Safety George Iloka was at a loss.

"I don't know what is," he said. "I know we come out there with every intention. (but) we come out flat and it just progresses throughout the game. I don't know what it is, but we have to fix it."

Iloka did have a theory.

"It's a prime-time game. We want to win so badly and we have it up in our head and if one thing goes wrong, then some guys fold up," Iloka said. "Some guys say, 'Damn,' When it's not a prime-time game and we get down, we're not nervous. 'Let's fight our way back in it.'

"I don't think we're emotionally up and down. We're even keel. It's just in prime time it seems when something bad happens early, it's hard for us to recover."

The bad thing that happened early is that on the fifth play of the game, Dalton and tight end Jermaine Gresham failed to read each other's mind. Gresham stopped over the middle, Dalton's throw kept going into the arms of linebacker Craig Robertson at the Bengals 33. Robertson returned it to the 18 and five runs later the Browns were off, 7-0.

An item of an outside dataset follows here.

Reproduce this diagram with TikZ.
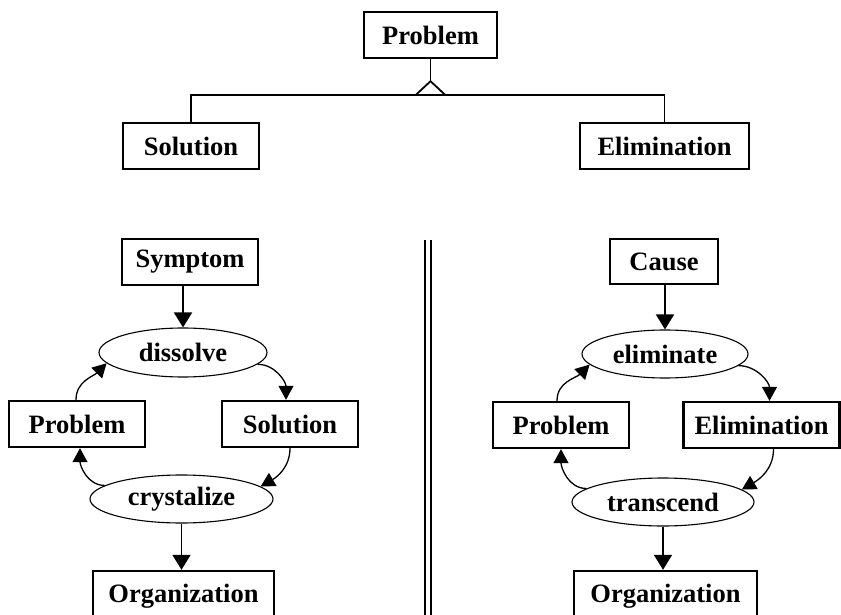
\documentclass[tikz,border=0pt]{standalone}
\usepackage{fontspec}
\setmainfont{Liberation Serif}
\usetikzlibrary{arrows.meta,calc,shapes.geometric}
\begin{document}
\begin{tikzpicture}[x=1pt,y=-1pt,
  every node/.style={font=\fontsize{26.5}{30}\selectfont\bfseries, inner sep=0pt},
  box/.style={draw, line width=2.4pt, minimum height=46pt},
  oval/.style={draw, ellipse, line width=1.1pt},
  link/.style={line width=1.8pt},
  bigarrow/.style={line width=1.8pt, -{Triangle[length=15pt,width=18pt]}},
  smallarrow/.style={line width=1.3pt, -{Triangle[length=14pt,width=15pt]}}]
\useasboundingbox (0,0) rectangle (841,615);

% ---- generalisation: Problem -> Solution / Elimination ----
\node[box, minimum width=133pt] (ptop) at (430.5,35) {Problem};
\node[box, minimum width=136pt] (sol)  at (191,146) {Solution};
\node[box, minimum width=169pt] (elim) at (664.5,146) {Elimination};
\coordinate (apex) at ($(ptop.south)+(0,22)$);
\coordinate (bar)  at ($(apex)+(0,14)$);
\draw[link] (ptop.south) -- (apex);
\draw[link] (apex) -- ++(-15,14);
\draw[link] (apex) -- ++(15,14);
\draw[link] (sol.north) -- (sol.north |- bar) -- (elim.north |- bar) -- (elim.north);

% ---- separator ----
\coordinate (sepT) at (425,240);
\coordinate (sepB) at (425,616);
\draw[link] (sepT) -- (sepB);
\draw[link] ($(sepT)+(6,0)$) -- ($(sepB)+(6,0)$);

% ---- left cycle ----
\node[box, minimum width=136pt] (symp) at (190,262) {Symptom};
\node[oval, minimum width=168pt, minimum height=49pt] (dis) at (183,352.5) {dissolve};
\node[box, minimum width=136pt] (prL)  at (77,424) {Problem};
\node[box, minimum width=136pt] (solL) at (290,424) {Solution};
\node[oval, minimum width=183pt, minimum height=48pt] (cry) at (181.5,499) {crystalize};
\node[box, minimum width=181pt, minimum height=50pt] (orgL) at (183.5,596) {Organization};

\draw[bigarrow] (dis.north |- symp.south) -- (dis.north);
\draw[bigarrow] (cry.south) -- (cry.south |- orgL.north);
\draw[smallarrow] ($(prL.north)+(-1,0)$) to[out=90,in=225] (dis.188);
\draw[smallarrow] (dis.-9) to[out=0,in=90] ($(solL.north)+(-4,0)$);
\draw[smallarrow] (solL.south) to[out=-90,in=30] (cry.9);
\draw[smallarrow] (cry.170) to[out=180,in=-90] ($(prL.south)+(3,0)$);

% ---- right cycle ----
\node[box, minimum width=108pt, minimum height=45pt] (cause) at (664,261.5) {Cause};
\node[oval, minimum width=166pt, minimum height=48pt] (eli) at (665,354) {eliminate};
\node[box, minimum width=136pt] (prR) at (561,425) {Problem};
\node[box, minimum width=156pt] (elR) at (761.5,425) {Elimination};
\node[oval, minimum width=182pt, minimum height=48pt] (tra) at (663,502) {transcend};
\node[box, minimum width=183pt, minimum height=50pt] (orgR) at (665.5,596) {Organization};

\draw[bigarrow] (eli.north |- cause.south) -- (eli.north);
\draw[bigarrow] (tra.south) -- (tra.south |- orgR.north);
\draw[smallarrow] ($(prR.north)+(-4,0)$) to[out=90,in=225] (eli.188);
\draw[smallarrow] (eli.-9) to[out=0,in=90] ($(elR.north)+(8,0)$);
\draw[smallarrow] ($(elR.south)+(12,0)$) to[out=-90,in=30] (tra.9);
\draw[smallarrow] (tra.170) to[out=180,in=-90] (prR.south);
\end{tikzpicture}
\end{document}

Asked if the interception started the deflation, Iloka said, "I'll reserve my comments, my thoughts," but said he said there wasn't any deflation after that play.

Whatever it was, Newman said the Bengals haven't responded well to adversity in their three losses.

"You know there is going to be some negative things (during a game) and the important thing is, how you handle those," Newman said. "I don't think we've handled them that well in the three games we've got blown out. That's definitely something we have to work on. Handling the negative things.

"And saying, 'Hey, we've got to focus on the next play,'" Newman said. "You can't keep talking about the last play."

The Browns stole the Bengals' game plan. The Bengals wanted to go downhill on the 30th ranked run defense, a spot they shared with the Bengals.

Instead, a Cleveland team that averaged 1.9 yards per carry the last three weeks against three of the NFL' s worst teams Jacksonville, Oakland, and Tampa Bay was able to run it 52 times for 170 yards after they ran it  for 158 yards in the previous 12 quarters.

"We haven't done a good job stopping the run," Iloka said. "That's what we haven't been doing well and that's what they should be doing and we gave up too many rushing yards again. We can't do that as a defense. It's going to take all 11 guys. Can't do it with seven anymore. Everyone has to do it with discipline."

The questions are now about personnel shakeups and major changes and Newman wonders.

"It would be one thing if it was the first time we got handled like this," Newman said. "What shakeup do you  do? What do you shake up? You could try it, but who says that is going to work? I think we just have to go back to the drawing board."

Lewis says the loss should be a shakeup enough.

"The attention-grabber is just that we'll get back to work," Lewis said. "We do things the way we're supposed to do it most of the time, but tonight every time we didn't do it right, (and) it was taken advantage of."

And he knows prime-time questions are going to persist.

"The energy was there and the focus was there, but we've got to make sure we direct it in the right directions. That's all," Lewis said. "We've got to make sure we direct it in our execution and direct it in what we're doing on offense and defense and special teams. It's got to be directed — it just can't be running around crazy. We get the penalty, we make a long run and lose a ball up in the air — those kinds of things. We aren't together — the quarterback and receiver on the route, on the first interception. We can't have those things."